米海軍関係誌(Proceedings)に「アメリカ流非対称戦争」という論文として提起されていますが、日中対立を利用して、南西諸島に自衛隊の地対艦ミサイル部隊を配備させて制限戦争を行わせるというものです。韓国と日本、フィリピンに呼び掛けたようですが、加わったのは日本だけです。
「専守防衛」を大転換
させた「安保3文書」
岸田政権は、2023年12月16日に「安保3文書と5年間43兆円の大軍拡」の閣議決定をしました。その内容は、日本国憲法9条に基づく平和主義、すなわち「専守防衛」を否定するものです。GDP比2%をめざす今回の5年間43兆円の防衛予算は、周辺国のミサイル発射基地や航空基地、ミサイル搭載艦および中枢施設を攻撃する長射程ミサイルの開発と配備に多くの予算が充てられます。
安保3文書の一つの「防衛力整備計画」では、25年度までに地上発射型、26年度までに艦艇発射型、28年度までに航空機発射型のミサイル開発完了をめざし、量産体制を確立するとしています。10年後までには先進的な長距離射程ミサイル運用能力の獲得とミサイルの十分な数量の確保をめざすとしています。
イージス艦には米国製巡航ミサイル「トマホーク」を早期に購入取得して配備する予定です。わが国は、これまで日本国憲法9条の「戦争の放棄」を根拠に、敵基地攻撃をする装備を持たないことを方針としてきました。岸田政権は、これを180度転換させて、周辺諸国を日本国内からいつでもミサイル攻撃できるようにするのです。
戦争を避ける選択肢がない
今回の「安保3文書」と「5年間43兆円大軍拡」の最大の欠陥は、「戦争をする準備」しかないことです。「戦争を避ける」という選択肢がないのです。
その大きな理由は、「安保3文書」がわが国を守るためのものではなく、米軍の対中国戦略に基づいて日米同盟の最前線で自衛隊が中国軍と戦うための準備に必要な取り組みになっているからです。
安保3文書の一つに「国家安全保障戦略」があります。2013年の国家安全保障戦略では分け隔てのない「外交」の記述でしたが、22年では軍事や防衛、国際秩序など安全保障を重視する同盟国や同志国との「外交」になっています。
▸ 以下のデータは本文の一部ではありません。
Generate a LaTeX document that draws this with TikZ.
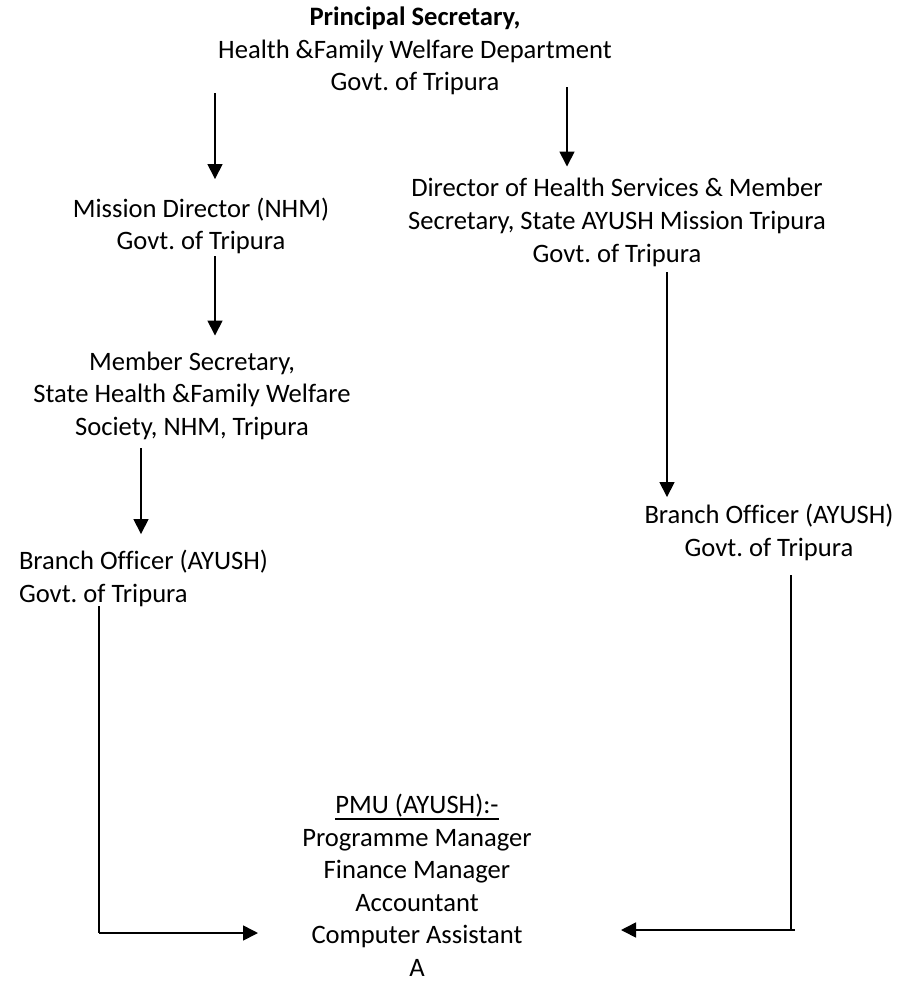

「台湾有事」も米軍が想定する戦争計画であり、台湾に侵攻する中国軍を想定して自衛隊に攻撃させるものです。自民党の一部には、台湾防衛を声高に叫ぶ方もいますが、日本を戦争に巻き込む危険なものです。
岸田政権の暴挙は、「沖縄が再び戦場になるのではないか」との大きな危機感を沖縄県民にもたらしています。岸田軍拡と安保3文書に抗議する動きが、労働団体や政党・民主団体の平和集会や平和行進だけでなく、県内の市民団体や若者たちを含む有志の方々による取り組みとしても広がっています。
沖縄から、沖縄や台湾、日本を戦場にしようとする米軍戦略にNO!を突きつけて、絶対に二度と戦争を起こさせないために声を大きく上げていきます。